- Born: Iran
- Citizenship: Iranian
- Occupations: Journalist, media professional
- Employer: BBC Persian
- Known for: Journalism, reporting for BBC Persian, advocacy for women's rights

= Negin Shiraghaei =

Iranian activist, entrepreneur, & reporter

Negin Shiraghaei is an Iranian activist and former news anchor for BBC Persian, as well as the founder and director of Azadi Network, a UK-based organization focused on promoting the "Woman, Life, Freedom" movement in Iran.
== Career ==
Before joining the BBC in January 2009, Shiraghaei worked as a journalist for the Iranian news outlets Hamshahri Newspaper, Shargh Newspaper, the Cultural Heritage News Agency, and ISNA News Agency.

In November 2017, The Times reported that Iranian authorities had attempted to influence her reporting through the intimidation of her family in Iran.
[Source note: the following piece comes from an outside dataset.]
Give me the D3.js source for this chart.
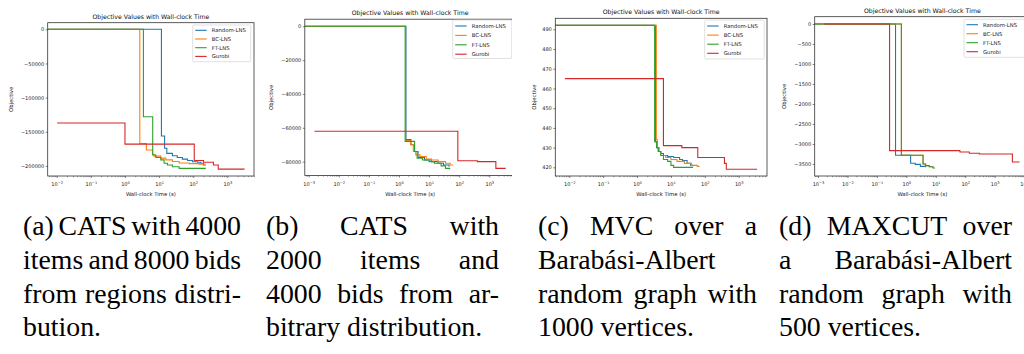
<!DOCTYPE html>
<html><head><meta charset="utf-8">
<script src="https://cdn.jsdelivr.net/npm/d3@7"></script>
<style>body{margin:0;background:#fff}svg{display:block}.cap text{font-family:"Liberation Serif","Times New Roman",serif}</style>
</head><body>
<svg id="chart" width="1024" height="354"></svg>
<script>
const seriesNames = ["Random-LNS", "BC-LNS", "FT-LNS", "Gurobi"];
const seriesColors = ["#1f77b4", "#ff7f0e", "#2ca02c", "#d62728"];
const chartTitle = "Objective Values with Wall-clock Time";
const xLabel = "Wall-clock Time (s)";
const yLabel = "Objective";

// (a) CATS 4000 items / 8000 bids  — [time (s), objective]
const aRandom = [[0,0],[11.7,-156000],[14.5,-174000],[16.8,-181500],[24.5,-185000],[34,-187500],[48,-190000],[68,-192000],[95,-193700],[132,-194600],[166,-196000],[200,-198500],[234,-198500]];
const aBC = [[0,0],[2.72,-167000],[4.25,-176500],[6.37,-183000],[7.1,-185500],[11.2,-188500],[15.7,-191000],[24.5,-193500],[38.5,-195500],[76,-196500],[150,-197500],[230,-197500]];
const aFT = [[0,0],[3.47,-128000],[6.5,-184000],[8,-187500],[11.2,-191000],[14,-196000],[17.5,-198500],[24.5,-201000],[38.5,-203500],[234,-203500]];
const aGurobi = [[0.0103,-137000],[1.0,-168000],[107,-192000],[200,-194500],[390,-198500],[540,-204500],[3200,-204500]];
const aXDomain = [0.00545, 6026];
const aYDomain = [-214630, 9656];
const aXTicks = [1e-2, 1e-1, 1, 1e1, 1e2, 1e3];
const aYTicks = [0, -50000, -100000, -150000, -200000];

// (b) CATS 2000 items / 4000 bids
const bRandom = [[0,0],[1.7,-67000],[2.5,-70000],[3.2,-74000],[4.3,-77500],[7,-79000],[12,-80000],[20,-81000],[30,-82000],[46,-83000]];
const bBC = [[0,0],[1.65,-67500],[2.4,-70000],[3.0,-74000],[3.6,-76000],[5,-77000],[8,-78500],[12,-79000],[20,-80000],[35,-81000],[50,-82000],[63,-82000]];
const bFT = [[0,0],[1.6,-68000],[3.3,-74000],[4,-78000],[6,-79000],[10,-80000],[15,-81000],[25,-82500],[35,-84000],[48,-84500]];
const bGurobi = [[0.00155,-62000],[90,-79500],[400,-80000],[1650,-84000],[3500,-84000]];
const bXDomain = [0.000741, 7413];
const bYDomain = [-88200, 4200];
const bXTicks = [1e-3, 1e-2, 1e-1, 1, 1e1, 1e2, 1e3];
const bYTicks = [0, -20000, -40000, -60000, -80000];

// (c) MVC, Barabási-Albert 1000 vertices
const cRandom = [[0,492],[3.5,433],[3.8,430],[4.3,428],[5,427],[6,426],[8,425.5],[12,425],[18,424],[22,423.5],[30,422],[38,421],[45,420.5]];
const cBC = [[0,492],[3.7,434],[4,430],[4.5,428],[5,426],[7,425],[10,424],[15,423],[25,422],[40,421],[60,420.5],[70,420.5]];
const cFT = [[0,492],[3.3,433],[3.8,430],[4.2,428],[5,426],[6,424],[8,423],[10,421],[12,420],[45,420]];
const cGurobi = [[0.0074,465],[6.0,431],[21,430],[62,425],[380,422],[430,419],[3500,419]];
const cXDomain = [0.003864, 6839];
const cYDomain = [415.6, 495.6];
const cXTicks = [1e-2, 1e-1, 1, 1e1, 1e2, 1e3];
const cYTicks = [420, 430, 440, 450, 460, 470, 480, 490];

// (d) MAXCUT, Barabási-Albert 500 vertices
const dRandom = [[0,0],[0.43,-3280],[1.4,-3480],[2,-3510],[3,-3560],[4.5,-3580]];
const dBC = [[0,0],[0.68,-3280],[3.7,-3500],[4.5,-3540],[6,-3570],[8.5,-3570]];
const dFT = [[0,0],[0.68,-3280],[3.7,-3500],[4.5,-3540],[6,-3570],[8,-3600],[9.5,-3600]];
const dGurobi = [[0.0016,0],[0.27,-3165],[66,-3200],[138,-3230],[300,-3250],[4000,-3450],[7000,-3450]];
const dXDomain = [0.000773, 15849];
const dYDomain = [-3800, 182.5];
const dXTicks = [1e-3, 1e-2, 1e-1, 1, 1e1, 1e2, 1e3, 1e4];
const dYTicks = [0, -500, -1000, -1500, -2000, -2500, -3000, -3500];

// captions
const captionA = ["(a) CATS with 4000", "items and 8000 bids", "from regions distri-", "bution."];
const captionB = ["(b) CATS with", "2000 items and", "4000 bids from ar-", "bitrary distribution."];
const captionC = ["(c) MVC over a", "Barabási-Albert", "random graph with", "1000 vertices."];
const captionD = ["(d) MAXCUT over", "a Barabási-Albert", "random graph with", "500 vertices."];

const panels = [
  {series:[aRandom,aBC,aFT,aGurobi], xDomain:aXDomain, yDomain:aYDomain, xTicks:aXTicks, yTicks:aYTicks, caption:captionA,
   clip:[0,256], left:47.7, right:254, top:22.7, bottom:176, ylabX:11, leg:{x:192.7,y:25,w:58,h:36.7,first:5.3,dy:8.7}, cap:[23,241]},
  {series:[bRandom,bBC,bFT,bGurobi], xDomain:bXDomain, yDomain:bYDomain, xTicks:bXTicks, yTicks:bYTicks, caption:captionB,
   clip:[256,512], left:304.8, right:515.5, top:19.2, bottom:175.5, ylabX:271, leg:{x:452.7,y:20,w:59,h:38.5,first:6,dy:9.4}, cap:[266,499]},
  {series:[cRandom,cBC,cFT,cGurobi], xDomain:cXDomain, yDomain:cYDomain, xTicks:cXTicks, yTicks:cYTicks, caption:captionC,
   clip:[512,768], left:555.3, right:767, top:18.3, bottom:176, ylabX:533.7, leg:{x:704.7,y:20,w:59.6,h:39,first:6,dy:9.1}, cap:[538,757]},
  {series:[dRandom,dBC,dFT,dGurobi], xDomain:dXDomain, yDomain:dYDomain, xTicks:dXTicks, yTicks:dYTicks, caption:captionD,
   clip:[768,1024], left:814.7, right:1030, top:16.7, bottom:176, ylabX:783.7, leg:{x:964,y:19.3,w:62,h:38,first:5.4,dy:9}, cap:[779,1012]}
];

const svg = d3.select("#chart");
const FONT = "DejaVu Sans, sans-serif";
const defs = svg.append("defs");

panels.forEach((p, pi) => {
  const pc = defs.append("clipPath").attr("id", "pc" + pi);
  pc.append("rect").attr("x", p.clip[0]).attr("y", 0).attr("width", p.clip[1] - p.clip[0]).attr("height", 200);
  const fc = defs.append("clipPath").attr("id", "fc" + pi);
  fc.append("rect").attr("x", p.left).attr("y", p.top).attr("width", p.right - p.left).attr("height", p.bottom - p.top);

  const g = svg.append("g").attr("clip-path", `url(#pc${pi})`).style("font-family", FONT);
  const x = d3.scaleLog().domain(p.xDomain).range([p.left, p.right]);
  const y = d3.scaleLinear().domain(p.yDomain).range([p.bottom, p.top]);

  // series
  const line = d3.line()
    .x(d => d[0] <= 0 ? p.left - 5 : x(d[0]))
    .y(d => y(d[1]))
    .curve(d3.curveStepAfter);
  const lg = g.append("g").attr("clip-path", `url(#fc${pi})`);
  p.series.forEach((s, i) => {
    lg.append("path").attr("d", line(s)).attr("fill", "none")
      .attr("stroke", seriesColors[i]).attr("stroke-width", 1.1);
  });

  // frame
  g.append("rect").attr("x", p.left).attr("y", p.top).attr("width", p.right - p.left).attr("height", p.bottom - p.top)
    .attr("fill", "none").attr("stroke", "#333").attr("stroke-width", 0.8);

  // y axis
  const ya = g.append("g").attr("transform", `translate(${p.left},0)`)
    .call(d3.axisLeft(y).tickValues(p.yTicks).tickSize(2).tickSizeOuter(0).tickPadding(1.5).tickFormat(d3.format("d")));
  ya.select(".domain").remove();
  ya.selectAll(".tick line").attr("stroke", "#333").attr("stroke-width", 0.6);
  ya.selectAll(".tick text").attr("font-size", 5).attr("font-family", FONT).attr("fill", "#222");

  // x axis: minor ticks
  const lo = Math.floor(Math.log10(p.xDomain[0])), hi = Math.ceil(Math.log10(p.xDomain[1]));
  const minor = [];
  for (let k = lo; k <= hi; k++) for (let m = 2; m <= 9; m++) {
    const v = m * Math.pow(10, k);
    if (v > p.xDomain[0] && v < p.xDomain[1]) minor.push(v);
  }
  const xm = g.append("g").attr("transform", `translate(0,${p.bottom})`)
    .call(d3.axisBottom(x).tickValues(minor).tickSize(1.2).tickSizeOuter(0).tickFormat(""));
  xm.select(".domain").remove();
  xm.selectAll(".tick line").attr("stroke", "#333").attr("stroke-width", 0.5);

  const xa = g.append("g").attr("transform", `translate(0,${p.bottom})`)
    .call(d3.axisBottom(x).tickValues(p.xTicks).tickSize(2).tickSizeOuter(0).tickPadding(2.5).tickFormat(""));
  xa.select(".domain").remove();
  xa.selectAll(".tick line").attr("stroke", "#333").attr("stroke-width", 0.6);
  xa.selectAll(".tick").each(function(d) {
    const e = Math.round(Math.log10(d));
    const t = d3.select(this).append("text").attr("y", 10.3).attr("fill", "#222")
      .attr("text-anchor", "middle").attr("font-size", 5).attr("font-family", FONT);
    t.append("tspan").text("10");
    t.append("tspan").attr("dy", -2.2).attr("font-size", 3.6).text(e < 0 ? "\u2212" + (-e) : String(e));
  });

  const cx = (p.left + p.right) / 2;
  g.append("text").attr("x", cx).attr("y", p.top - 4.2).attr("text-anchor", "middle")
    .attr("font-size", 6.2).attr("fill", "#111").text(chartTitle);
  g.append("text").attr("x", cx).attr("y", 195.8).attr("text-anchor", "middle")
    .attr("font-size", 5.3).attr("fill", "#111").text(xLabel);
  g.append("text").attr("transform", `translate(${p.ylabX + 1.8},${(p.top + p.bottom) / 2}) rotate(-90)`)
    .attr("text-anchor", "middle").attr("font-size", 5.3).attr("fill", "#111").text(yLabel);

  // legend
  const L = p.leg;
  const leg = g.append("g");
  leg.append("rect").attr("x", L.x).attr("y", L.y).attr("width", L.w).attr("height", L.h).attr("rx", 1.5)
    .attr("fill", "#fff").attr("fill-opacity", 0.8).attr("stroke", "#ccc").attr("stroke-width", 0.6);
  seriesNames.forEach((n, i) => {
    const yy = L.y + L.first + i * L.dy;
    leg.append("line").attr("x1", L.x + 2.5).attr("x2", L.x + 14).attr("y1", yy).attr("y2", yy)
      .attr("stroke", seriesColors[i]).attr("stroke-width", 1.1);
    leg.append("text").attr("x", L.x + 19).attr("y", yy + 1.8).attr("font-size", 5.3).attr("fill", "#222").text(n);
  });

  // caption (justified like LaTeX, last line ragged)
  const capG = svg.append("g").attr("class", "cap").attr("font-size", 27.8).attr("fill", "#000");
  const [x0, x1] = p.cap;
  p.caption.forEach((ln, li) => {
    const yy = 235 + li * 33.8;
    const words = ln.split(" ");
    const last = li === p.caption.length - 1;
    if (last || words.length === 1) {
      capG.append("text").attr("x", x0).attr("y", yy).text(ln);
      return;
    }
    const nodes = words.map(w => capG.append("text").attr("y", yy).text(w));
    const widths = nodes.map(n => n.node().getComputedTextLength());
    const total = d3.sum(widths);
    const gap = Math.max(1.5, (x1 - x0 - total) / (words.length - 1));
    let cur = x0;
    nodes.forEach((n, k) => { n.attr("x", cur); cur += widths[k] + gap; });
  });
});
</script>
</body></html>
In a BBC interview, she discussed her experience, including the harassment of her family.

She co-founded March Health, a company described as an "AI-powered women's health solution aimed at addressing physical and psychological menstrual discomfort". She was also a director of Coding for Girls Limited.

In 2018, she addressed the UN Human Rights Council, discussing methods used by Iran to restrict free expression and the importance of addressing online harassment of female journalists.